> **Dataset section**

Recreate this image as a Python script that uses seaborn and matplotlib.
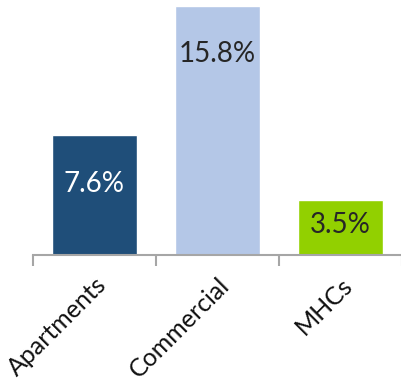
import matplotlib
matplotlib.use("Agg")
import matplotlib.pyplot as plt
import seaborn as sns
import pandas as pd

categories = ["Apartments", "Commercial", "MHCs"]
values = [7.6, 15.8, 3.5]
colors = ["#1F4E79", "#B4C7E7", "#92D000"]
label_colors = ["white", "#262626", "#262626"]

sns.set_style("white")
plt.rcParams["font.family"] = ["Lato", "DejaVu Sans"]

df = pd.DataFrame({"cat": categories, "val": values})

fig = plt.figure(figsize=(4.02, 3.8), dpi=100)
ax = fig.add_axes([33 / 402, 125 / 380, 1 - 33 / 402, 255 / 380])
sns.barplot(data=df, x="cat", y="val", hue="cat", palette=colors,
            width=0.69, legend=False, ax=ax, saturation=1)

ax.set_xlim(-0.5, 2.5)
ax.set_ylim(0, 16.15)
for s in ["top", "right", "left"]:
    ax.spines[s].set_visible(False)
ax.spines["bottom"].set_color("#A6A6A6")
ax.spines["bottom"].set_linewidth(1.5)
ax.set_yticks([])
ax.set_xlabel("")
ax.set_ylabel("")

# tick marks between categories, labels at centers
ax.set_xticks([-0.5, 0.5, 1.5, 2.5], minor=True)
ax.tick_params(axis="x", which="minor", bottom=True, length=8, width=1.5,
               color="#A6A6A6", direction="out")
ax.tick_params(axis="x", which="major", bottom=True, length=0, pad=13)
ax.set_xticks(range(len(categories)))
ax.set_xticklabels(categories, rotation=45, ha="right", va="top",
                   rotation_mode="anchor", fontsize=18, color="#111111")

for i, (v, c) in enumerate(zip(values, label_colors)):
    ax.text(i, v - min(3.1, v * 0.45), f"{v}%", ha="center", va="center",
            fontsize=20, color=c)

fig.savefig("out.png", dpi=100)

> **Requirements**
Every line from the start of the listing above through the line with "import pandas as pd" should be repeated exactly; skip the pictures and add nothing else.

> **Correct result**
Recreate this image as a Python script that uses seaborn and matplotlib.
import matplotlib
matplotlib.use("Agg")
import matplotlib.pyplot as plt
import seaborn as sns
import pandas as pd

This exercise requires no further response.